For me, the comma has always been the most problematic of punctuation marks. As a newspaper reporter in the 1980s and 1990s, I was taught to leave out the Oxford comma because it represented an extra keystroke. And the Associated Press Stylebook, the Bible for journalists since 1953, considered extra keystrokes mindless waste.
Later, as a graduate student, I was taught to put the Oxford back in. Formal writing demanded a more formal presentation. That meant putting a comma after the penultimate item in a list of three or more items because to do otherwise was to invite confusion.
Some of the most heinous uses of the comma — or its non-use — are documented on the web site Mental Floss. My favorite — "This book is dedicated to my parents, Ayn Rand and God" — is particularly enlightening. Others examples are no less so.
For that reason, I use the comma in Oxford situations. But in other situations, I shy away from it. I don't like using commas after the first word in a sentence, before the last word in a sentence, or before a dependent clause.

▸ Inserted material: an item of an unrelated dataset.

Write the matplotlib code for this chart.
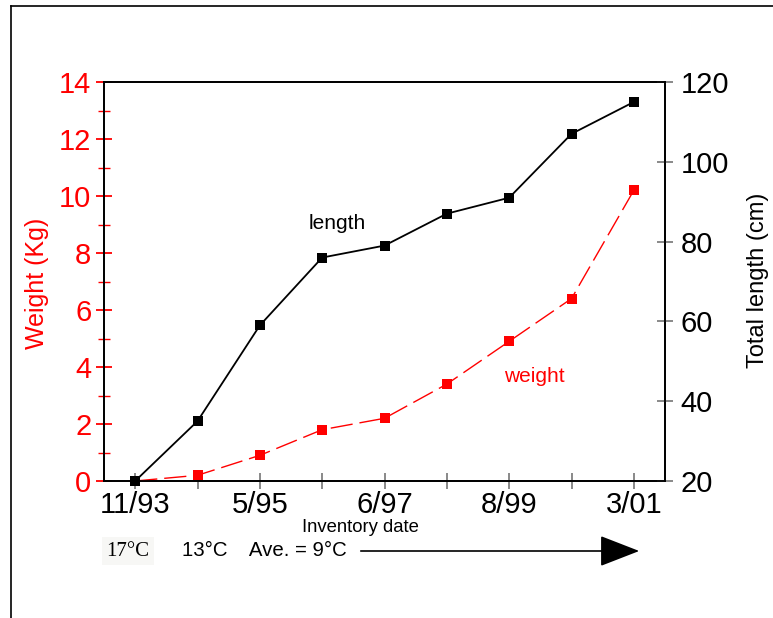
#! usr/bin/env python3

import numpy as np
import matplotlib
matplotlib.use("Agg")
import matplotlib.pyplot as plt
from matplotlib.lines import Line2D
from matplotlib.ticker import MultipleLocator

plt.rcParams['font.family'] = ['Liberation Sans', 'DejaVu Sans']

#	inventory dates (every point), only every other one is labelled
dates = ['11/93', '', '5/95', '', '6/97', '', '8/99', '', '3/01']
weight = [0.0, 0.2, 0.9, 1.8, 2.2, 3.4, 4.9, 6.4, 10.2]
length = [20, 35, 59, 76, 79, 87, 91, 107, 115]

x = np.arange(len(dates))

fig = plt.figure(figsize=(7.73, 6.18), dpi=100)
ax = fig.add_axes([104/773, 1-481/618, 561/773, 399/618])
ax2 = ax.twinx()

#	weight on the left axis (red, dashed)
ax.plot(x, weight, color='red', lw=1.0, dashes=(16, 5), marker='s',
        markersize=6.5, markeredgewidth=0, clip_on=False, zorder=3)
ax.set_ylim(0, 14)
ax.set_xlim(-0.5, 8.5)
ax.yaxis.set_major_locator(MultipleLocator(2))
ax.yaxis.set_minor_locator(MultipleLocator(1))
ax.tick_params(axis='y', which='major', colors='red', direction='inout',
               length=12, width=1.3, labelsize=21, pad=3)
ax.tick_params(axis='y', which='minor', colors='red', direction='inout',
               length=8, width=1.0)
ax.set_ylabel("Weight (Kg)", color='red', fontsize=18)
ax.yaxis.set_label_coords(-0.098, 0.496)

ax.set_xticks(x)
ax.set_xticklabels(dates)
ax.tick_params(axis='x', colors='#808080', direction='inout', length=12,
               width=1.3, labelsize=21, labelcolor='black', pad=1)

#	length on the right axis (black, solid)
ax2.plot(x, length, color='black', lw=1.3, marker='s', markersize=7,
         markeredgewidth=0, clip_on=False, zorder=4)
ax2.set_ylim(20, 120)
ax2.yaxis.set_major_locator(MultipleLocator(20))
ax2.tick_params(axis='y', colors='#808080', direction='inout', length=12,
                width=1.3, labelsize=21, labelcolor='black', pad=5)
ax2.set_ylabel("Total length (cm)", fontsize=17)
ax2.yaxis.set_label_coords(1.146, 0.504)

for a in (ax, ax2):
    for s in a.spines.values():
        s.set_color('black')
        s.set_linewidth(1.3)

ax2.text(3.24, 84.5, "length", fontsize=15, ha='center', va='center')
ax.text(6.41, 3.68, "weight", fontsize=15, color='red', ha='center', va='center')

fig.text(360/773, 1-527/618, "Inventory date", fontsize=13.3, ha='center', va='center')

#	temperature notes under the axis
fig.text(128/773, 1-551/618, "17°C", family='Liberation Serif', fontsize=15,
         ha='center', va='center',
         bbox=dict(facecolor='#f7f7f5', edgecolor='none', pad=3))
fig.text(182/773, 1-550/618, "13°C    Ave. = 9°C", fontsize=14.7,
         ha='left', va='center')
fig.add_artist(matplotlib.patches.FancyArrowPatch(
    (358/773, 1-551/618), (642/773, 1-551/618), transform=fig.transFigure,
    arrowstyle='-|>,head_length=1.8,head_width=0.7', mutation_scale=14,
    color='black', lw=1.2))

#	frame lines round the figure
fig.add_artist(Line2D([11/773, 11/773], [0, 1-6/618], color='black', lw=1.2,
                      transform=fig.transFigure))
fig.add_artist(Line2D([11/773, 1], [1-6/618, 1-6/618], color='black', lw=1.2,
                      transform=fig.transFigure))

fig.savefig("out.png", dpi=100)
plt.close()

Grammatically correct or not, it looks funny.
I have a better grasp of other punctuation marks, but I use them less often because they are discouraged in fiction writing. Novelist Elmore Leonard, in his rules for writers, insists that no more than two or three exclamation marks should be used every 100,000 words. Many others believe the colon and semicolon should not be used at all.
Greats like James Joyce, Cormac McCarthy, and William Faulkner have taken a minimalist approach to all punctuation. I don't go that far. I view punctuation marks much like the words they regulate. They are tools. And like all tools, they should be used wisely.